Dave put him down on his playmat and instead of ignoring Owen and letting him entertain himself like I sometimes do, I closed my laptop and stood up. I switched my iPod to my favorite pop songs and laid on the floor next to Owen. I took his arms and bopped them back and forth to "Call Me Maybe" by Carly Rae Jepsen and "We Found Love" by Rihanna. I put my hands under his hips and jiggled them up and down to the beat of "Payphone" by Maroon 5.

Owen giggled and smiled, even as I sang to him that "We are never, ever, ever getting back together" along with Taylor Swift. It was the most fun I'd had in weeks.

Disconnecting from work and being in the moment like this is not something I'm always willing or able to do. That's another thing I've learned about "being" vs. "doing." It's a process. Sometimes I'd rather stay immersed in some project than play with Owen. And that's okay. The more I notice and accept the fact that I'm caught up in the compulsion to do at the expense of the ability to be, the more I want to play with Owen later. The human psyche is funny that way.

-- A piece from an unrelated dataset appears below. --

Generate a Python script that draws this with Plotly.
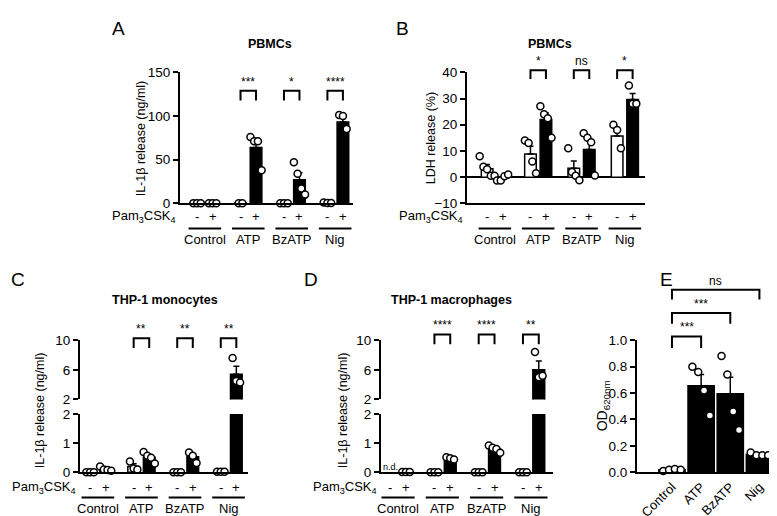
import plotly.graph_objects as go

W, H = 777, 516
FONT = "Liberation Sans, Arial, sans-serif"

groups = ["Control", "ATP", "BzATP", "Nig"]
STEP = 2.8  # distance between treatment groups, in bar units

# A: PBMCs, IL-1b release (ng/ml)
a_neg_mean = [0.3, 0.3, 0.3, 0.6]
a_neg_sem = [0.1, 0.1, 0.1, 0.2]
a_neg_pts = [[0, 0, 0], [0, 0], [0, 0, 0], [1, 0.5, 0.5]]
a_pos_mean = [0.3, 64, 27, 93]
a_pos_sem = [0.1, 8.5, 8, 4]
a_pos_pts = [[0, 0, 0], [76, 71, 71, 38], [47, 34, 17, 10], [101, 100, 85]]
a_sig = ["", "***", "*", "****"]

# B: PBMCs, LDH release (%)
b_neg_mean = [3.2, 8.8, 3.4, 15.7]
b_neg_sem = [1.6, 3.0, 2.8, 2.6]
b_neg_pts = [[8, 4, 3, 0.5, 0.5], [14, 13, 6, 1.5], [11, 2, 0.5, -1.2], [20, 18, 11]]
b_pos_mean = [-0.3, 22, 10.5, 29.6]
b_pos_sem = [0.5, 2.5, 3.8, 2.3]
b_pos_pts = [[-1.3, -1.3, 0.3, 1.0], [27, 24, 22.5, 15], [16.7, 15, 13.3, 0.6], [35, 28, 28]]
b_sig = ["", "*", "ns", "*"]

# C: THP-1 monocytes, IL-1b release (ng/ml)
c_neg_mean = [0.0, 0.2, 0.0, 0.0]
c_neg_sem = [0, 0.09, 0, 0]
c_neg_pts = [[0, 0, 0], [0.37, 0.13, 0.1], [0, 0, 0], [0.02, 0.02, 0.02]]
c_pos_mean = [0.1, 0.52, 0.53, 5.4]
c_pos_sem = [0.03, 0.09, 0.1, 1.1]
c_pos_pts = [[0.2, 0.1, 0.08, 0.05], [0.7, 0.57, 0.5, 0.3], [0.68, 0.57, 0.32], [7.6, 4.5, 4.3]]
c_sig = ["", "**", "**", "**"]

# D: THP-1 macrophages, IL-1b release (ng/ml); control without Pam3CSK4 not detected
d_neg_mean = [None, 0.0, 0.0, 0.0]
d_neg_sem = [0, 0, 0, 0]
d_neg_pts = [[], [0, 0, 0], [0, 0, 0], [0, 0, 0]]
d_pos_mean = [0.01, 0.47, 0.8, 6.0]
d_pos_sem = [0, 0.03, 0.05, 1.2]
d_pos_pts = [[0.01, 0.01, 0.01], [0.52, 0.48, 0.44], [0.92, 0.84, 0.8, 0.67], [8.4, 5.0, 5.2]]
d_sig = ["", "****", "****", "**"]

# E: OD620nm
e_mean = [0.02, 0.655, 0.595, 0.135]
e_sem = [0.004, 0.085, 0.125, 0.005]
e_pts = [[0.01, 0.02, 0.025, 0.02], [0.8, 0.76, 0.62, 0.43], [0.88, 0.74, 0.46, 0.32], [0.15, 0.13, 0.13, 0.13]]
e_sig = [(0, 1, "***"), (0, 2, "***"), (0, 3, "ns")]


def px(x):
    return x / W


def py(y):
    return 1 - y / H


neg_x = [g * STEP for g in range(4)]
pos_x = [g * STEP + 1 for g in range(4)]

fig = go.Figure()
shapes = []
annos = []


def text(x, y, s, size=13, xref="paper", bold=False, angle=0, xanchor="center", yanchor="middle"):
    # x, y in pixels when xref is paper; x in data units otherwise
    if bold:
        s = "<b>" + s + "</b>"
    if xref == "paper":
        x = px(x)
    annos.append(dict(x=x, y=py(y), xref=xref, yref="paper", text=s, showarrow=False,
                      textangle=angle, xanchor=xanchor, yanchor=yanchor,
                      font=dict(size=size, family=FONT, color="black")))


def jitter(center, n, gap=0.24):
    return [center + (i - (n - 1) / 2) * gap for i in range(n)]


def add_bars(xa, ya, xs, means, sems, fill, width=0.75):
    fig.add_trace(go.Bar(
        x=xs, y=means, xaxis=xa, yaxis=ya, width=width, showlegend=False,
        marker=dict(color=fill, line=dict(color="black", width=1.5)),
        error_y=dict(type="data", array=sems, arrayminus=[0] * len(sems), symmetric=False,
                     color="black", thickness=1.5, width=3)))


def add_points(xa, ya, xs, pts, keep=lambda v: True, gap=0.24):
    X, Y = [], []
    for c, vals in zip(xs, pts):
        for xx, v in zip(jitter(c, len(vals), gap), vals):
            if keep(v):
                X.append(xx)
                Y.append(v)
    fig.add_trace(go.Scatter(
        x=X, y=Y, xaxis=xa, yaxis=ya, mode="markers", cliponaxis=False, showlegend=False,
        marker=dict(size=7, color="white", line=dict(color="black", width=1.5))))


def xaxis(x0, x1, rng, anchor, **kw):
    d = dict(domain=[px(x0), px(x1)], range=rng, anchor=anchor, showline=True, linecolor="black",
             linewidth=2, ticks="", showticklabels=False, showgrid=False, zeroline=False)
    d.update(kw)
    return d


def yaxis(y0, y1, rng, anchor, **kw):
    d = dict(domain=[py(y1), py(y0)], range=rng, anchor=anchor, showline=True, linecolor="black",
             linewidth=2, ticks="outside", ticklen=5, tickwidth=2, tickcolor="black",
             tickfont=dict(size=13.5, family=FONT, color="black"), showgrid=False, zeroline=False)
    d.update(kw)
    return d


def bracket(xref, xa, xb, top, bottom_a, bottom_b, label, gap=0):
    shapes.append(dict(type="path", xref=xref, yref="paper",
                       path=f"M{xa},{py(bottom_a)} L{xa},{py(top)} L{xb},{py(top)} L{xb},{py(bottom_b)}",
                       line=dict(color="black", width=2)))
    text((xa + xb) / 2, top - gap, label, size=12, xref=xref, yanchor="bottom")


def pam_row(xref, axis_x, y_pm, y_line, y_lab):
    text(axis_x - 2, y_pm, "Pam<sub>3</sub>CSK<sub>4</sub>", xanchor="right")
    for g in range(4):
        text(neg_x[g], y_pm, "-", xref=xref)
        text(pos_x[g], y_pm, "+", xref=xref)
        shapes.append(dict(type="line", xref=xref, yref="paper", x0=neg_x[g] - 0.55, x1=pos_x[g] + 0.55,
                           y0=py(y_line), y1=py(y_line), line=dict(color="black", width=2)))
        text((neg_x[g] + pos_x[g]) / 2, y_lab, groups[g], xref=xref)


axes = {}

# ---- Panel A ----
add_bars("x", "y", neg_x, a_neg_mean, a_neg_sem, "white")
add_bars("x", "y", pos_x, a_pos_mean, a_pos_sem, "black")
add_points("x", "y", neg_x, a_neg_pts)
add_points("x", "y", pos_x, a_pos_pts)
axes["xaxis"] = xaxis(172, 345, [-1.1, 10.05], "y")
axes["yaxis"] = yaxis(59, 194, [0, 150], "x", dtick=50)
for g in range(1, 4):
    bracket("x", neg_x[g], pos_x[g], 78, 88, 88, a_sig[g])
pam_row("x", 172, 208, 220, 231)
text(133, 127, "IL-1β release (ng/ml)", size=12.5, angle=-90)
text(262, 30, "PBMCs", size=12.5, bold=True)
text(110, 14, "A", size=19)

# ---- Panel B ----
add_bars("x2", "y2", neg_x, b_neg_mean, b_neg_sem, "white")
add_bars("x2", "y2", pos_x, b_pos_mean, b_pos_sem, "black")
add_points("x2", "y2", neg_x, b_neg_pts)
add_points("x2", "y2", pos_x, b_pos_pts)
axes["xaxis2"] = xaxis(459, 637, [-1.3, 10.2], "y2")
axes["yaxis2"] = yaxis(59, 194, [-10, 40], "x2", dtick=10, zeroline=True,
                       zerolinecolor="black", zerolinewidth=2)
for g in range(1, 4):
    bracket("x2", neg_x[g], pos_x[g], 57, 66, 66, b_sig[g])
pam_row("x2", 459, 208, 220, 231)
text(423, 127, "LDH release (%)", size=12.5, angle=-90)
text(542, 30, "PBMCs", size=12.5, bold=True)
text(395, 14, "B", size=19)


# ---- Panels C and D (broken y axis) ----
def broken_panel(xl, yl, xh, yh, x0, x1, xr, neg_m, neg_s, neg_p, pos_m, pos_s, pos_p):
    for xa, ya, keep in [(xl, yl, lambda v: v <= 2), (xh, yh, lambda v: v > 2)]:
        add_bars(xa, ya, neg_x, neg_m, neg_s, "white")
        add_bars(xa, ya, pos_x, pos_m, pos_s, "black")
        add_points(xa, ya, neg_x, neg_p, keep)
        add_points(xa, ya, pos_x, pos_p, keep)
    axes["xaxis" + xl[1:]] = xaxis(x0, x1, xr, yl)
    axes["xaxis" + xh[1:]] = xaxis(x0, x1, xr, yh, visible=False, matches=xl)
    axes["yaxis" + yl[1:]] = yaxis(411, 471, [0, 2], xl, dtick=1)
    axes["yaxis" + yh[1:]] = yaxis(335, 396, [2, 10], xh, tickvals=[2, 6, 10])


broken_panel("x3", "y3", "x4", "y4", 72, 240, [-0.65, 10.15],
             c_neg_mean, c_neg_sem, c_neg_pts, c_pos_mean, c_pos_sem, c_pos_pts)
for g in range(1, 4):
    bracket("x3", neg_x[g], pos_x[g], 333, 343, 343, c_sig[g])
pam_row("x3", 72, 487, 497, 508)
text(32, 407, "IL-1β release (ng/ml)", size=12.5, angle=-90)
text(157, 294, "THP-1 monocytes", size=12.5, bold=True)
text(10, 272, "C", size=19)

broken_panel("x5", "y5", "x6", "y6", 373, 545, [-0.58, 10.3],
             d_neg_mean, d_neg_sem, d_neg_pts, d_pos_mean, d_pos_sem, d_pos_pts)
for g in range(1, 4):
    bracket("x5", neg_x[g], pos_x[g], 329, 339, 339, d_sig[g])
pam_row("x5", 373, 487, 497, 508)
text(neg_x[0], 466, "n.d.", size=9, xref="x5")
text(335, 407, "IL-1β release (ng/ml)", size=12.5, angle=-90)
text(443, 294, "THP-1 macrophages", size=12.5, bold=True)
text(303, 272, "D", size=19)

# ---- Panel E ----
e_x = list(range(4))
add_bars("x7", "y7", e_x, e_mean, e_sem, "black", width=0.9)
add_points("x7", "y7", e_x, e_pts, gap=0.2)
axes["xaxis7"] = xaxis(629, 766, [-1.2, 3.5], "y7", showticklabels=True, tickvals=e_x,
                       ticktext=groups, tickangle=-45,
                       tickfont=dict(size=13, family=FONT, color="black"))
axes["yaxis7"] = yaxis(335, 471, [0, 1.0], "x7", dtick=0.2, tickformat=".1f")
for (i, j, lab), (top, low) in zip(e_sig, [(331, 343), (307, 318), (283, 293)]):
    bracket("x7", e_x[i], e_x[j], top, low, low, lab)
text(595, 403, "OD<sub>620nm</sub>", size=14, angle=-90)
text(658, 272, "E", size=19)

fig.update_layout(
    width=W, height=H, margin=dict(l=0, r=0, t=0, b=0),
    paper_bgcolor="white", plot_bgcolor="white", barmode="overlay",
    showlegend=False, font=dict(family=FONT, color="black"),
    shapes=shapes, annotations=annos, **axes)

fig.write_html("out.html")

Another point that I appreciated in Redding's essay is his discussion of how the Internet age has sped up the turnaround time in the advertising industry so much that he and his colleagues no longer had the luxury of sleeping on an idea. As a consequence, they became more conservative. Without the time to let inspiration marinate into innovation, they stopped taking creative risks and fell back on tried and true techniques. It perfectly illustrates the cost of "doing" at the expense of "being."

This is my favorite part:
The trick to being truly creative, I’ve always maintained, is to be completely unselfconscious. To resist the urge to self-censor. To not-give-a-shit what anybody thinks. That’s why children are so good at it. And why people with Volkswagens, and mortgages, Personal Equity Plans and matching Lois Vuitton luggage are not. It takes a certain amount of courage, thinking out loud. And is best done in a safe and nurturing environment. Creative departments and design studios used to be such places, where you could say and do just about anything creatively speaking, without fear of ridicule or judgment. It has to be this way, or you will just close up like a clam shell. It’s like trying to have sex with your mum listening outside the bedroom door.
Forget the fact that I have both a Volkswagen and a mortgage, I laughed aloud at the part about having sex with your mom outside the bedroom door. Talk about inspiring nothing but inhibition. In my quest to become better at "being," there's a safe and nurturing place I go every Wednesday night where I can speak freely without fear of ridicule or judgment (okay, sometimes we judge each other a little).

If you don't have such a place, go find one. Otherwise you'll end up having to write your own now-that-I'm-dying-I-realize-I-spent-too-much-time-at-the-office essay.